WHAT IS EXPECTED:
Reproduce all the lines exactly as they stand, apart from the pictures.

PROVIDED RECORDS:
START

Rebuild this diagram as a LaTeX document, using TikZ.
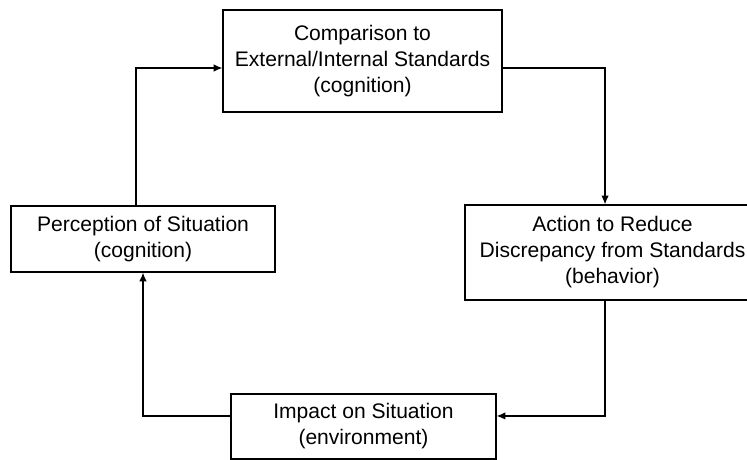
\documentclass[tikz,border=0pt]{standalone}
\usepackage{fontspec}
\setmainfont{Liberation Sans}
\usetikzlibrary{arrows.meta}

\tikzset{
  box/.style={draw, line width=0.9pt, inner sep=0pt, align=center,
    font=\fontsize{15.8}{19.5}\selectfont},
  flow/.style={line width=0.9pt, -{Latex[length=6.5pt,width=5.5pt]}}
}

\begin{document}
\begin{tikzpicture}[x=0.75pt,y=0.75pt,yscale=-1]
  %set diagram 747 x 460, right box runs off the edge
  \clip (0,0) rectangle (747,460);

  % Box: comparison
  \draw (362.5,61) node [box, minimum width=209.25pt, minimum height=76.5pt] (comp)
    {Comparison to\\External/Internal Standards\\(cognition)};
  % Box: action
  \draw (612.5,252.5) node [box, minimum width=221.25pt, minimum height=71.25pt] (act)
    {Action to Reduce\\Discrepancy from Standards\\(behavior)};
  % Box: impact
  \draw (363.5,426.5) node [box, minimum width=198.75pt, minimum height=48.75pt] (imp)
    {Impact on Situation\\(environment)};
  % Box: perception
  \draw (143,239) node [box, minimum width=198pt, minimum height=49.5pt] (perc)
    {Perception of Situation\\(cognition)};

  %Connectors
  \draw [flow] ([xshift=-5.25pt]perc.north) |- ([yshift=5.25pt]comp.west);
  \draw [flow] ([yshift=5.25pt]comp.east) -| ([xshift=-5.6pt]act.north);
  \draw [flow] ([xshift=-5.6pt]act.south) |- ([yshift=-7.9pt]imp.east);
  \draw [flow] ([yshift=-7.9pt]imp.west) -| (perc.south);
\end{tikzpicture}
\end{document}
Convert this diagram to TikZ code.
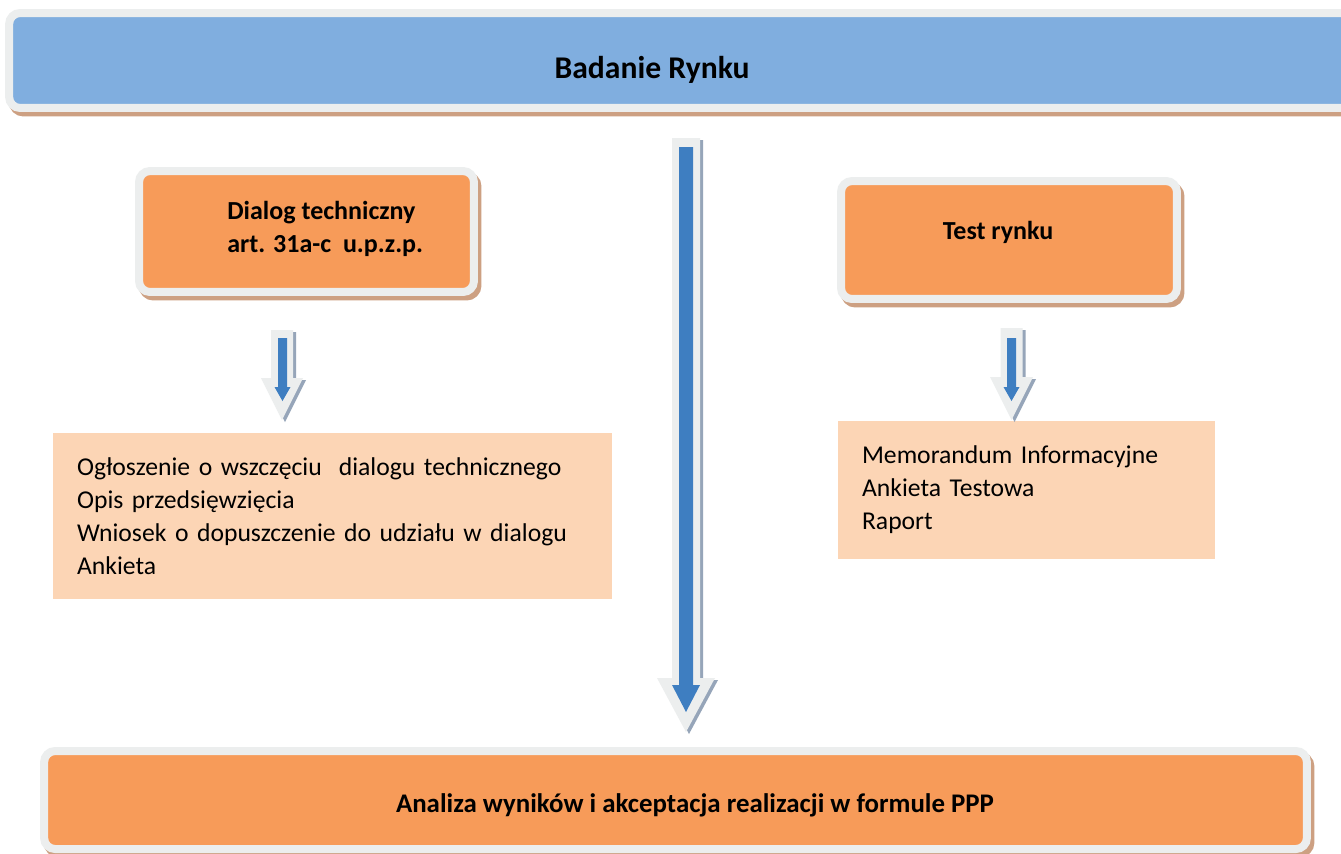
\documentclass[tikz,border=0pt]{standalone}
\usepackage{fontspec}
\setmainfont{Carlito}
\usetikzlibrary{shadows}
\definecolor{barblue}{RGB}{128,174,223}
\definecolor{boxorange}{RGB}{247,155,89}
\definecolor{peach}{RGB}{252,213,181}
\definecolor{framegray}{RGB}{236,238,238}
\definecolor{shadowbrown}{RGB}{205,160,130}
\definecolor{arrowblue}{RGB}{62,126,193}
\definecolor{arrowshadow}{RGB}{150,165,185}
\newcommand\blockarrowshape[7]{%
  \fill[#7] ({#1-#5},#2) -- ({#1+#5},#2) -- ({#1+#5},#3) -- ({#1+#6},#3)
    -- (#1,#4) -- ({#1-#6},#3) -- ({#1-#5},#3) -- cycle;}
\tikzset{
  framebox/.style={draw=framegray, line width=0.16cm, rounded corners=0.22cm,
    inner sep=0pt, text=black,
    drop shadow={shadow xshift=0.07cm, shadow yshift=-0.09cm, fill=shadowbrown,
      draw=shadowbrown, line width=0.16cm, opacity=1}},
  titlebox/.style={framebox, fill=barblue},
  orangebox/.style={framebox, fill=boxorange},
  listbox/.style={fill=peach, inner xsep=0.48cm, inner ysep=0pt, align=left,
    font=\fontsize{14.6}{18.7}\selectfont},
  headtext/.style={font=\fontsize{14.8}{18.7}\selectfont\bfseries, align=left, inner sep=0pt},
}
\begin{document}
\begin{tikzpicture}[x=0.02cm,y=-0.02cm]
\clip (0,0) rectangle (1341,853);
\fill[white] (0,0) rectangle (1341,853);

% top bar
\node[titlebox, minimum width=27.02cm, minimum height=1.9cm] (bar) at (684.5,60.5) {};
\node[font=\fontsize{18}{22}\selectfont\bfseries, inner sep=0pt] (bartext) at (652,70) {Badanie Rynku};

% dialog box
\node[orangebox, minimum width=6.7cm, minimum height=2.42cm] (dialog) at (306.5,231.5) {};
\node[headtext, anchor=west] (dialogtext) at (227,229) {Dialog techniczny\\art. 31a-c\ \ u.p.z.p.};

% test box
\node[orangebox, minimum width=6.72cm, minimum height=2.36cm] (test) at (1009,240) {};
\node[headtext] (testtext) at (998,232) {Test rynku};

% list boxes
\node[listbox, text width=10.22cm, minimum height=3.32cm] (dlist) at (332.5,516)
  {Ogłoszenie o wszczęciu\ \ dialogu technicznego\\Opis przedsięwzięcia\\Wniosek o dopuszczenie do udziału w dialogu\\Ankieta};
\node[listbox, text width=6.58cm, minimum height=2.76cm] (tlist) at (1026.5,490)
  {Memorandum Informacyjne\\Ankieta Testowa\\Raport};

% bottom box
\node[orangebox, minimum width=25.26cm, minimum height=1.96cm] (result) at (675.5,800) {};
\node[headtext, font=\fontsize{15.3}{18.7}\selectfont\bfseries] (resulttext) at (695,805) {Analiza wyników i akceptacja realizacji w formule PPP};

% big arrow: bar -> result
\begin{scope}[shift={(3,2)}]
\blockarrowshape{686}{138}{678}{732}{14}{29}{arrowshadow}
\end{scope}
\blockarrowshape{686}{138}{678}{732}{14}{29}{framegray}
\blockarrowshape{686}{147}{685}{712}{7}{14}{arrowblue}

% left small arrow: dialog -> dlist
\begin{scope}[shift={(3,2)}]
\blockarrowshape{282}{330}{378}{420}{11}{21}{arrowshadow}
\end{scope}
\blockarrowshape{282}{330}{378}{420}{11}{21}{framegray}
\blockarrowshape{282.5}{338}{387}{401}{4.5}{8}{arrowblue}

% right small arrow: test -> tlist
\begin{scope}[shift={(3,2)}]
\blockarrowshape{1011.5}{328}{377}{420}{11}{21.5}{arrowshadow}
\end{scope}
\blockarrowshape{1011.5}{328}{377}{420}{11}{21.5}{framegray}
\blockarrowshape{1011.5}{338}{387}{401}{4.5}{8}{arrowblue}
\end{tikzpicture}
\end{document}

END

OUTPUT:
Rebuild this diagram as a LaTeX document, using TikZ.
\documentclass[tikz,border=0pt]{standalone}
\usepackage{fontspec}
\setmainfont{Liberation Sans}
\usetikzlibrary{arrows.meta}

\tikzset{
  box/.style={draw, line width=0.9pt, inner sep=0pt, align=center,
    font=\fontsize{15.8}{19.5}\selectfont},
  flow/.style={line width=0.9pt, -{Latex[length=6.5pt,width=5.5pt]}}
}

\begin{document}
\begin{tikzpicture}[x=0.75pt,y=0.75pt,yscale=-1]
  %set diagram 747 x 460, right box runs off the edge
  \clip (0,0) rectangle (747,460);

  % Box: comparison
  \draw (362.5,61) node [box, minimum width=209.25pt, minimum height=76.5pt] (comp)
    {Comparison to\\External/Internal Standards\\(cognition)};
  % Box: action
  \draw (612.5,252.5) node [box, minimum width=221.25pt, minimum height=71.25pt] (act)
    {Action to Reduce\\Discrepancy from Standards\\(behavior)};
  % Box: impact
  \draw (363.5,426.5) node [box, minimum width=198.75pt, minimum height=48.75pt] (imp)
    {Impact on Situation\\(environment)};
  % Box: perception
  \draw (143,239) node [box, minimum width=198pt, minimum height=49.5pt] (perc)
    {Perception of Situation\\(cognition)};

  %Connectors
  \draw [flow] ([xshift=-5.25pt]perc.north) |- ([yshift=5.25pt]comp.west);
  \draw [flow] ([yshift=5.25pt]comp.east) -| ([xshift=-5.6pt]act.north);
  \draw [flow] ([xshift=-5.6pt]act.south) |- ([yshift=-7.9pt]imp.east);
  \draw [flow] ([yshift=-7.9pt]imp.west) -| (perc.south);
\end{tikzpicture}
\end{document}
Convert this diagram to TikZ code.
\documentclass[tikz,border=0pt]{standalone}
\usepackage{fontspec}
\setmainfont{Carlito}
\usetikzlibrary{shadows}
\definecolor{barblue}{RGB}{128,174,223}
\definecolor{boxorange}{RGB}{247,155,89}
\definecolor{peach}{RGB}{252,213,181}
\definecolor{framegray}{RGB}{236,238,238}
\definecolor{shadowbrown}{RGB}{205,160,130}
\definecolor{arrowblue}{RGB}{62,126,193}
\definecolor{arrowshadow}{RGB}{150,165,185}
\newcommand\blockarrowshape[7]{%
  \fill[#7] ({#1-#5},#2) -- ({#1+#5},#2) -- ({#1+#5},#3) -- ({#1+#6},#3)
    -- (#1,#4) -- ({#1-#6},#3) -- ({#1-#5},#3) -- cycle;}
\tikzset{
  framebox/.style={draw=framegray, line width=0.16cm, rounded corners=0.22cm,
    inner sep=0pt, text=black,
    drop shadow={shadow xshift=0.07cm, shadow yshift=-0.09cm, fill=shadowbrown,
      draw=shadowbrown, line width=0.16cm, opacity=1}},
  titlebox/.style={framebox, fill=barblue},
  orangebox/.style={framebox, fill=boxorange},
  listbox/.style={fill=peach, inner xsep=0.48cm, inner ysep=0pt, align=left,
    font=\fontsize{14.6}{18.7}\selectfont},
  headtext/.style={font=\fontsize{14.8}{18.7}\selectfont\bfseries, align=left, inner sep=0pt},
}
\begin{document}
\begin{tikzpicture}[x=0.02cm,y=-0.02cm]
\clip (0,0) rectangle (1341,853);
\fill[white] (0,0) rectangle (1341,853);

% top bar
\node[titlebox, minimum width=27.02cm, minimum height=1.9cm] (bar) at (684.5,60.5) {};
\node[font=\fontsize{18}{22}\selectfont\bfseries, inner sep=0pt] (bartext) at (652,70) {Badanie Rynku};

% dialog box
\node[orangebox, minimum width=6.7cm, minimum height=2.42cm] (dialog) at (306.5,231.5) {};
\node[headtext, anchor=west] (dialogtext) at (227,229) {Dialog techniczny\\art. 31a-c\ \ u.p.z.p.};

% test box
\node[orangebox, minimum width=6.72cm, minimum height=2.36cm] (test) at (1009,240) {};
\node[headtext] (testtext) at (998,232) {Test rynku};

% list boxes
\node[listbox, text width=10.22cm, minimum height=3.32cm] (dlist) at (332.5,516)
  {Ogłoszenie o wszczęciu\ \ dialogu technicznego\\Opis przedsięwzięcia\\Wniosek o dopuszczenie do udziału w dialogu\\Ankieta};
\node[listbox, text width=6.58cm, minimum height=2.76cm] (tlist) at (1026.5,490)
  {Memorandum Informacyjne\\Ankieta Testowa\\Raport};

% bottom box
\node[orangebox, minimum width=25.26cm, minimum height=1.96cm] (result) at (675.5,800) {};
\node[headtext, font=\fontsize{15.3}{18.7}\selectfont\bfseries] (resulttext) at (695,805) {Analiza wyników i akceptacja realizacji w formule PPP};

% big arrow: bar -> result
\begin{scope}[shift={(3,2)}]
\blockarrowshape{686}{138}{678}{732}{14}{29}{arrowshadow}
\end{scope}
\blockarrowshape{686}{138}{678}{732}{14}{29}{framegray}
\blockarrowshape{686}{147}{685}{712}{7}{14}{arrowblue}

% left small arrow: dialog -> dlist
\begin{scope}[shift={(3,2)}]
\blockarrowshape{282}{330}{378}{420}{11}{21}{arrowshadow}
\end{scope}
\blockarrowshape{282}{330}{378}{420}{11}{21}{framegray}
\blockarrowshape{282.5}{338}{387}{401}{4.5}{8}{arrowblue}

% right small arrow: test -> tlist
\begin{scope}[shift={(3,2)}]
\blockarrowshape{1011.5}{328}{377}{420}{11}{21.5}{arrowshadow}
\end{scope}
\blockarrowshape{1011.5}{328}{377}{420}{11}{21.5}{framegray}
\blockarrowshape{1011.5}{338}{387}{401}{4.5}{8}{arrowblue}
\end{tikzpicture}
\end{document}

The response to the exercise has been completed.